Recorded information >>
▼
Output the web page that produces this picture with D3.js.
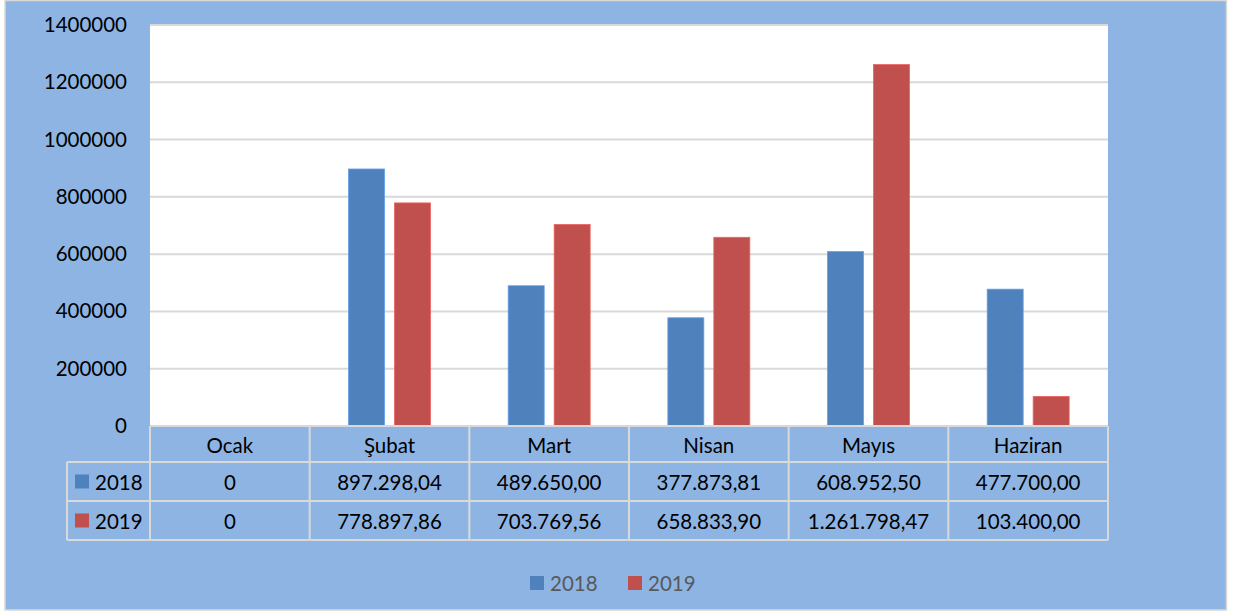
<!DOCTYPE html>
<html>
<head>
<meta charset="utf-8">
<script src="https://cdn.jsdelivr.net/npm/d3@7"></script>
<style>
  html, body { margin: 0; padding: 0; background: #ffffff; }
  svg { display: block; }
  text { font-family: Lato, "Open Sans", sans-serif; }
</style>
</head>
<body>
<svg id="chart" width="1238" height="614"></svg>
<script>
const categories = ["Ocak", "Şubat", "Mart", "Nisan", "Mayıs", "Haziran"];
const seriesNames = ["2018", "2019"];
const values2018 = [0, 897298.04, 489650.00, 377873.81, 608952.50, 477700.00];
const values2019 = [0, 778897.86, 703769.56, 658833.90, 1261798.47, 103400.00];
const yTicks = [0, 200000, 400000, 600000, 800000, 1000000, 1200000, 1400000];
const seriesColors = ["#4F81BD", "#C0504D"];

const series = [
  { name: seriesNames[0], values: values2018, color: seriesColors[0] },
  { name: seriesNames[1], values: values2019, color: seriesColors[1] }
];

const svg = d3.select("#chart");
const W = 1238, H = 614;
const plot = { left: 150, right: 1108, top: 25, bottom: 426 };
const fs = 20.5;

// outer background
svg.append("rect").attr("x", 5).attr("y", 0.5).attr("width", 1221.5).attr("height", 609.5)
  .attr("fill", "#8EB4E3").attr("stroke", "#D9D9D9").attr("stroke-width", 1.5);

// plot area
svg.append("rect").attr("x", plot.left).attr("y", plot.top)
  .attr("width", plot.right - plot.left).attr("height", plot.bottom - plot.top)
  .attr("fill", "#ffffff");

const x = d3.scaleBand().domain(categories).range([plot.left, plot.right]).padding(0);
const y = d3.scaleLinear().domain([0, 1400000]).range([plot.bottom, plot.top]);
const xs = d3.scaleBand().domain(seriesNames).range([0, x.bandwidth()])
  .paddingInner(0.217).paddingOuter(0.845);

// gridlines
svg.append("g")
  .selectAll("line").data(yTicks.filter(t => t > 0)).join("line")
  .attr("x1", plot.left).attr("x2", plot.right)
  .attr("y1", d => y(d)).attr("y2", d => y(d))
  .attr("stroke", "#D9D9D9").attr("stroke-width", 2);

// y axis labels
const yAxis = d3.axisLeft(y).tickValues(yTicks).tickFormat(d3.format("d")).tickSize(0).tickPadding(23);
const gy = svg.append("g").attr("transform", `translate(${plot.left},0)`).call(yAxis);
gy.select(".domain").remove();
gy.selectAll("text").attr("font-size", fs).attr("fill", "#000000")
  .attr("font-family", "Lato, 'Open Sans', sans-serif");

// bars
series.forEach(s => {
  svg.append("g").selectAll("rect").data(s.values).join("rect")
    .attr("x", (d, i) => x(categories[i]) + xs(s.name))
    .attr("width", xs.bandwidth())
    .attr("y", d => y(d))
    .attr("height", d => y(0) - y(d))
    .attr("fill", s.color)
    .attr("stroke", d3.color(s.color).brighter(0.6))
    .attr("stroke-width", d => d > 0 ? 0.8 : 0);
});

// data table
const rowTops = [426, 462, 501, 540];
const labelLeft = 67;
const border = "#D9D9D9";
const tbl = svg.append("g");
// horizontal lines
tbl.append("line").attr("x1", plot.left).attr("x2", plot.right).attr("y1", rowTops[0]).attr("y2", rowTops[0])
  .attr("stroke", border).attr("stroke-width", 2);
[1, 2, 3].forEach(r => {
  tbl.append("line").attr("x1", labelLeft).attr("x2", plot.right)
    .attr("y1", rowTops[r]).attr("y2", rowTops[r]).attr("stroke", border).attr("stroke-width", 2);
});
// vertical lines
tbl.append("line").attr("x1", labelLeft).attr("x2", labelLeft).attr("y1", rowTops[1]).attr("y2", rowTops[3])
  .attr("stroke", border).attr("stroke-width", 2);
categories.concat(["__end"]).forEach((c, i) => {
  const xx = i < categories.length ? x(c) : plot.right;
  tbl.append("line").attr("x1", xx).attr("x2", xx).attr("y1", rowTops[0]).attr("y2", rowTops[3])
    .attr("stroke", border).attr("stroke-width", 2);
});
// header text
tbl.selectAll("text.cat").data(categories).join("text").attr("class", "cat")
  .attr("x", d => x(d) + x.bandwidth() / 2).attr("y", (rowTops[0] + rowTops[1]) / 2 + 1)
  .attr("text-anchor", "middle").attr("dominant-baseline", "central")
  .attr("font-size", fs).attr("fill", "#000").text(d => d);

const trLocale = d3.formatLocale({ decimal: ",", thousands: ".", grouping: [3], currency: ["", ""] });
const fmt = trLocale.format(",.2f");
series.forEach((s, r) => {
  const cy = (rowTops[r + 1] + rowTops[r + 2]) / 2;
  tbl.append("rect").attr("x", 75).attr("y", cy - 7).attr("width", 14).attr("height", 14).attr("fill", s.color);
  tbl.append("text").attr("x", 95).attr("y", cy).attr("dominant-baseline", "central")
    .attr("font-size", fs).attr("fill", "#000").text(s.name);
  tbl.selectAll(null).data(s.values).join("text")
    .attr("x", (d, i) => x(categories[i]) + x.bandwidth() / 2).attr("y", cy)
    .attr("text-anchor", "middle").attr("dominant-baseline", "central")
    .attr("font-size", fs).attr("fill", "#000")
    .text(d => d === 0 ? "0" : fmt(d));
});

// legend
const legend = svg.append("g");
const legendX = [530, 628];
series.forEach((s, i) => {
  legend.append("rect").attr("x", legendX[i]).attr("y", 576).attr("width", 14).attr("height", 14).attr("fill", s.color);
  legend.append("text").attr("x", legendX[i] + 20).attr("y", 583).attr("dominant-baseline", "central")
    .attr("font-size", fs).attr("fill", "#595959").text(s.name);
});
</script>
</body>
</html>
▲
Task >> Extract the full listing exactly, with the pictures left out.

Answer to the task >>
Output the web page that produces this picture with D3.js.
<!DOCTYPE html>
<html>
<head>
<meta charset="utf-8">
<script src="https://cdn.jsdelivr.net/npm/d3@7"></script>
<style>
  html, body { margin: 0; padding: 0; background: #ffffff; }
  svg { display: block; }
  text { font-family: Lato, "Open Sans", sans-serif; }
</style>
</head>
<body>
<svg id="chart" width="1238" height="614"></svg>
<script>
const categories = ["Ocak", "Şubat", "Mart", "Nisan", "Mayıs", "Haziran"];
const seriesNames = ["2018", "2019"];
const values2018 = [0, 897298.04, 489650.00, 377873.81, 608952.50, 477700.00];
const values2019 = [0, 778897.86, 703769.56, 658833.90, 1261798.47, 103400.00];
const yTicks = [0, 200000, 400000, 600000, 800000, 1000000, 1200000, 1400000];
const seriesColors = ["#4F81BD", "#C0504D"];

const series = [
  { name: seriesNames[0], values: values2018, color: seriesColors[0] },
  { name: seriesNames[1], values: values2019, color: seriesColors[1] }
];

const svg = d3.select("#chart");
const W = 1238, H = 614;
const plot = { left: 150, right: 1108, top: 25, bottom: 426 };
const fs = 20.5;

// outer background
svg.append("rect").attr("x", 5).attr("y", 0.5).attr("width", 1221.5).attr("height", 609.5)
  .attr("fill", "#8EB4E3").attr("stroke", "#D9D9D9").attr("stroke-width", 1.5);

// plot area
svg.append("rect").attr("x", plot.left).attr("y", plot.top)
  .attr("width", plot.right - plot.left).attr("height", plot.bottom - plot.top)
  .attr("fill", "#ffffff");

const x = d3.scaleBand().domain(categories).range([plot.left, plot.right]).padding(0);
const y = d3.scaleLinear().domain([0, 1400000]).range([plot.bottom, plot.top]);
const xs = d3.scaleBand().domain(seriesNames).range([0, x.bandwidth()])
  .paddingInner(0.217).paddingOuter(0.845);

// gridlines
svg.append("g")
  .selectAll("line").data(yTicks.filter(t => t > 0)).join("line")
  .attr("x1", plot.left).attr("x2", plot.right)
  .attr("y1", d => y(d)).attr("y2", d => y(d))
  .attr("stroke", "#D9D9D9").attr("stroke-width", 2);

// y axis labels
const yAxis = d3.axisLeft(y).tickValues(yTicks).tickFormat(d3.format("d")).tickSize(0).tickPadding(23);
const gy = svg.append("g").attr("transform", `translate(${plot.left},0)`).call(yAxis);
gy.select(".domain").remove();
gy.selectAll("text").attr("font-size", fs).attr("fill", "#000000")
  .attr("font-family", "Lato, 'Open Sans', sans-serif");

// bars
series.forEach(s => {
  svg.append("g").selectAll("rect").data(s.values).join("rect")
    .attr("x", (d, i) => x(categories[i]) + xs(s.name))
    .attr("width", xs.bandwidth())
    .attr("y", d => y(d))
    .attr("height", d => y(0) - y(d))
    .attr("fill", s.color)
    .attr("stroke", d3.color(s.color).brighter(0.6))
    .attr("stroke-width", d => d > 0 ? 0.8 : 0);
});

// data table
const rowTops = [426, 462, 501, 540];
const labelLeft = 67;
const border = "#D9D9D9";
const tbl = svg.append("g");
// horizontal lines
tbl.append("line").attr("x1", plot.left).attr("x2", plot.right).attr("y1", rowTops[0]).attr("y2", rowTops[0])
  .attr("stroke", border).attr("stroke-width", 2);
[1, 2, 3].forEach(r => {
  tbl.append("line").attr("x1", labelLeft).attr("x2", plot.right)
    .attr("y1", rowTops[r]).attr("y2", rowTops[r]).attr("stroke", border).attr("stroke-width", 2);
});
// vertical lines
tbl.append("line").attr("x1", labelLeft).attr("x2", labelLeft).attr("y1", rowTops[1]).attr("y2", rowTops[3])
  .attr("stroke", border).attr("stroke-width", 2);
categories.concat(["__end"]).forEach((c, i) => {
  const xx = i < categories.length ? x(c) : plot.right;
  tbl.append("line").attr("x1", xx).attr("x2", xx).attr("y1", rowTops[0]).attr("y2", rowTops[3])
    .attr("stroke", border).attr("stroke-width", 2);
});
// header text
tbl.selectAll("text.cat").data(categories).join("text").attr("class", "cat")
  .attr("x", d => x(d) + x.bandwidth() / 2).attr("y", (rowTops[0] + rowTops[1]) / 2 + 1)
  .attr("text-anchor", "middle").attr("dominant-baseline", "central")
  .attr("font-size", fs).attr("fill", "#000").text(d => d);

const trLocale = d3.formatLocale({ decimal: ",", thousands: ".", grouping: [3], currency: ["", ""] });
const fmt = trLocale.format(",.2f");
series.forEach((s, r) => {
  const cy = (rowTops[r + 1] + rowTops[r + 2]) / 2;
  tbl.append("rect").attr("x", 75).attr("y", cy - 7).attr("width", 14).attr("height", 14).attr("fill", s.color);
  tbl.append("text").attr("x", 95).attr("y", cy).attr("dominant-baseline", "central")
    .attr("font-size", fs).attr("fill", "#000").text(s.name);
  tbl.selectAll(null).data(s.values).join("text")
    .attr("x", (d, i) => x(categories[i]) + x.bandwidth() / 2).attr("y", cy)
    .attr("text-anchor", "middle").attr("dominant-baseline", "central")
    .attr("font-size", fs).attr("fill", "#000")
    .text(d => d === 0 ? "0" : fmt(d));
});

// legend
const legend = svg.append("g");
const legendX = [530, 628];
series.forEach((s, i) => {
  legend.append("rect").attr("x", legendX[i]).attr("y", 576).attr("width", 14).attr("height", 14).attr("fill", s.color);
  legend.append("text").attr("x", legendX[i] + 20).attr("y", 583).attr("dominant-baseline", "central")
    .attr("font-size", fs).attr("fill", "#595959").text(s.name);
});
</script>
</body>
</html>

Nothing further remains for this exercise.